A. Une annulation procédurale différant l’examen du litige au fond
La haute juridiction précise qu’elle statue « sans qu’il soit besoin de se prononcer sur les autres moyens du pourvoi ». Cette approche témoigne d’une économie de moyens dans l’exercice de son office de cassation. Dès lors qu’un moyen fondé sur une irrégularité externe est accueilli, il devient inutile d’examiner les moyens de fond relatifs à la légalité du permis de construire contesté. Si cette méthode est empreinte de pragmatisme pour le juge de cassation, elle a pour conséquence de ne pas trancher le cœur du litige.
Les parties se trouvent ainsi renvoyées devant la même juridiction de première instance pour que leur affaire soit à nouveau jugée. Cette solution prolonge la durée de la procédure et l’incertitude juridique qui pèse sur le projet de construction, alors même que le débat sur la légalité du permis de construire reste entier. Le bénéfice de la cassation est donc immédiat sur le plan procédural pour les requérants, mais il ne préjuge en rien de l’issue finale de leur contestation sur le fond du droit de l’urbanisme.
B. Une décision d’espèce, illustration d’une jurisprudence établie
La présente décision ne constitue pas un revirement de jurisprudence ni même un arrêt de principe énonçant une règle nouvelle. Elle s’inscrit dans le sillage d’une jurisprudence bien établie qui sanctionne avec constance les manquements des juges du fond aux règles de présentation formelle des jugements. La solution retenue est donc avant tout une décision d’espèce, dont la portée est moins de faire évoluer le droit que de rappeler avec fermeté une exigence procédurale fondamentale.

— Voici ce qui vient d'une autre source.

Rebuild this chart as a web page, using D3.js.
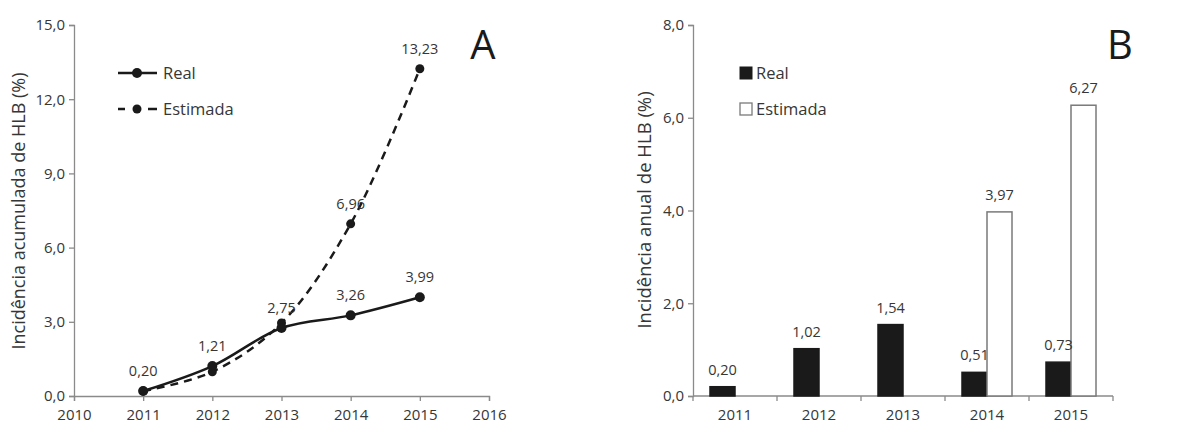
<!DOCTYPE html>
<html lang="pt">
<head>
<meta charset="utf-8">
<title>Incidência de HLB</title>
<script src="https://cdn.jsdelivr.net/npm/d3@7"></script>
<style>
  body { margin: 0; background: #fff; }
  svg text { font-family: "Open Sans", sans-serif; fill: #363636; }
  .axis path, .axis line { stroke: #8a8a8a; stroke-width: 1.3; }
  .axis text { font-size: 15px; }
</style>
</head>
<body>
<svg id="chart" width="1191" height="425"></svg>
<script>
// data
var years = [2011, 2012, 2013, 2014, 2015];
var realCum = [0.20, 1.21, 2.75, 3.26, 3.99];
var estCum = [0.20, 0.98, 2.95, 6.96, 13.23];
var realAnnual = [0.20, 1.02, 1.54, 0.51, 0.73];
var estAnnual = [null, null, null, 3.97, 6.27];
var yTicksA = [0, 3, 6, 9, 12, 15];
var xTicksA = [2010, 2011, 2012, 2013, 2014, 2015, 2016];
var yTicksB = [0, 2, 4, 6, 8];
var seriesNames = ["Real", "Estimada"];

var svg = d3.select("#chart");
var pt = d3.formatLocale({decimal: ",", thousands: ".", grouping: [3], currency: ["", ""]});
var f1 = pt.format(".1f"), f2 = pt.format(".2f");

// ---------- panel A : cumulative incidence ----------
var gA = svg.append("g");
var xA = d3.scaleLinear().domain([2010, 2016]).range([74, 489]);
var yA = d3.scaleLinear().domain([0, 15]).range([396, 25]);

gA.append("g").attr("class", "axis").attr("transform", "translate(0,396)")
  .call(d3.axisBottom(xA).tickValues(xTicksA).tickFormat(d3.format("d")).tickSizeOuter(5).tickSize(5).tickPadding(8));
gA.append("g").attr("class", "axis").attr("transform", "translate(74,0)")
  .call(d3.axisLeft(yA).tickValues(yTicksA).tickFormat(f1).tickSizeOuter(0).tickSize(5).tickPadding(4));

gA.append("text").attr("transform", "translate(25,211) rotate(-90)")
  .attr("text-anchor", "middle").style("font-size", "18px")
  .text("Incidência acumulada de HLB (%)");

var lineA = d3.line().x(function(d, i) { return xA(years[i]); }).y(function(d) { return yA(d); })
  .curve(d3.curveCatmullRom.alpha(0.5));

gA.append("path").datum(estCum).attr("d", lineA).attr("fill", "none")
  .attr("stroke", "#1a1a1a").attr("stroke-width", 2.5).attr("stroke-dasharray", "8,6");
gA.append("path").datum(realCum).attr("d", lineA).attr("fill", "none")
  .attr("stroke", "#1a1a1a").attr("stroke-width", 2.5);

gA.selectAll(".pe").data(estCum).enter().append("circle")
  .attr("cx", function(d, i) { return xA(years[i]); }).attr("cy", function(d) { return yA(d); })
  .attr("r", 4.5).attr("fill", "#1a1a1a");
gA.selectAll(".pr").data(realCum).enter().append("circle")
  .attr("cx", function(d, i) { return xA(years[i]); }).attr("cy", function(d) { return yA(d); })
  .attr("r", 5).attr("fill", "#1a1a1a");

// value labels: every real point, estimated only where it splits off
gA.selectAll(".lr").data(realCum).enter().append("text")
  .attr("x", function(d, i) { return xA(years[i]); }).attr("y", function(d) { return yA(d) - 15; })
  .attr("text-anchor", "middle").style("font-size", "14.5px").text(function(d) { return f2(d); });
gA.selectAll(".le").data(estCum.slice(3)).enter().append("text")
  .attr("x", function(d, i) { return xA(years[i + 3]); }).attr("y", function(d) { return yA(d) - 15; })
  .attr("text-anchor", "middle").style("font-size", "14.5px").text(function(d) { return f2(d); });

// legend A
var legA = gA.append("g");
legA.append("line").attr("x1", 118).attr("x2", 157).attr("y1", 73).attr("y2", 73)
  .attr("stroke", "#1a1a1a").attr("stroke-width", 2.5);
legA.append("circle").attr("cx", 137).attr("cy", 73).attr("r", 5).attr("fill", "#1a1a1a");
legA.append("line").attr("x1", 118).attr("x2", 157).attr("y1", 109).attr("y2", 109)
  .attr("stroke", "#1a1a1a").attr("stroke-width", 2.5).attr("stroke-dasharray", "7,23,9");
legA.append("circle").attr("cx", 137).attr("cy", 109).attr("r", 4.5).attr("fill", "#1a1a1a");
legA.selectAll("text").data(seriesNames).enter().append("text")
  .attr("x", 163).attr("y", function(d, i) { return 73 + i * 36; }).attr("dy", "0.35em")
  .style("font-size", "16.5px").text(function(d) { return d; });

gA.append("text").attr("x", 483).attr("y", 59).attr("text-anchor", "middle")
  .style("font-size", "40px").style("fill", "#1a1a1a").text("A");

// ---------- panel B : annual incidence ----------
var gB = svg.append("g");
var xB = d3.scaleBand().domain(years).range([693, 1113]).padding(0);
var x1 = d3.scaleBand().domain(seriesNames).range([0, xB.bandwidth()]).paddingInner(0).paddingOuter(0.68);
var yB = d3.scaleLinear().domain([0, 8]).range([396, 25]);

var xAxisB = gB.append("g").attr("class", "axis").attr("transform", "translate(0,396)")
  .call(d3.axisBottom(xB).tickSize(0).tickPadding(13));
// tick marks sit on category boundaries
xAxisB.selectAll(".bnd").data(years.concat([null])).enter().append("line")
  .attr("x1", function(d, i) { return 693 + i * xB.step(); })
  .attr("x2", function(d, i) { return 693 + i * xB.step(); })
  .attr("y1", 0).attr("y2", 5);
xAxisB.select(".domain").attr("d", "M693,0H1113");
gB.append("g").attr("class", "axis").attr("transform", "translate(693,0)")
  .call(d3.axisLeft(yB).tickValues(yTicksB).tickFormat(f1).tickSizeOuter(0).tickSize(5).tickPadding(4));

gB.append("text").attr("transform", "translate(651,210) rotate(-90)")
  .attr("text-anchor", "middle").style("font-size", "18.5px")
  .text("Incidência anual de HLB (%)");

var bars = [];
years.forEach(function(y, i) {
  bars.push({year: y, s: "Real", v: realAnnual[i]});
  if (estAnnual[i] != null) bars.push({year: y, s: "Estimada", v: estAnnual[i]});
});

gB.selectAll(".bar").data(bars).enter().append("rect")
  .attr("x", function(d) { return xB(d.year) + x1(d.s); })
  .attr("y", function(d) { return yB(d.v); })
  .attr("width", x1.bandwidth())
  .attr("height", function(d) { return yB(0) - yB(d.v); })
  .attr("fill", function(d) { return d.s === "Real" ? "#1a1a1a" : "#fff"; })
  .attr("stroke", function(d) { return d.s === "Real" ? "#1a1a1a" : "#7a7a7a"; })
  .attr("stroke-width", 1.5);

gB.selectAll(".bl").data(bars).enter().append("text")
  .attr("x", function(d) { return xB(d.year) + x1(d.s) + x1.bandwidth() / 2; })
  .attr("y", function(d) { return yB(d.v) - 12; })
  .attr("text-anchor", "middle").style("font-size", "14.5px").text(function(d) { return f2(d.v); });

// legend B
var legB = gB.append("g");
legB.append("rect").attr("x", 740).attr("y", 67).attr("width", 12).attr("height", 12)
  .attr("fill", "#1a1a1a").attr("stroke", "#1a1a1a");
legB.append("rect").attr("x", 740).attr("y", 103).attr("width", 12).attr("height", 12)
  .attr("fill", "#fff").attr("stroke", "#7a7a7a").attr("stroke-width", 1.3);
legB.selectAll("text").data(seriesNames).enter().append("text")
  .attr("x", 756).attr("y", function(d, i) { return 73 + i * 36; }).attr("dy", "0.35em")
  .style("font-size", "16.5px").text(function(d) { return d; });

gB.append("text").attr("x", 1107).attr("y", 59)
  .style("font-size", "40px").style("fill", "#1a1a1a").text("B");
</script>
</body>
</html>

Son influence est ainsi principalement pédagogique, s’adressant aux juridictions inférieures pour les inciter à une vigilance accrue dans la rédaction de leurs décisions. Elle réaffirme que le respect scrupuleux des formes est la première garantie d’une bonne justice et que nulle considération, pas même l’encombrement des prétoires ou l’apparente simplicité d’une affaire, ne saurait justifier qu’il y soit dérogé. La portée de l’arrêt est donc moins normative que régulatrice, assurant l’homogénéité et la qualité des décisions rendues sur l’ensemble du territoire.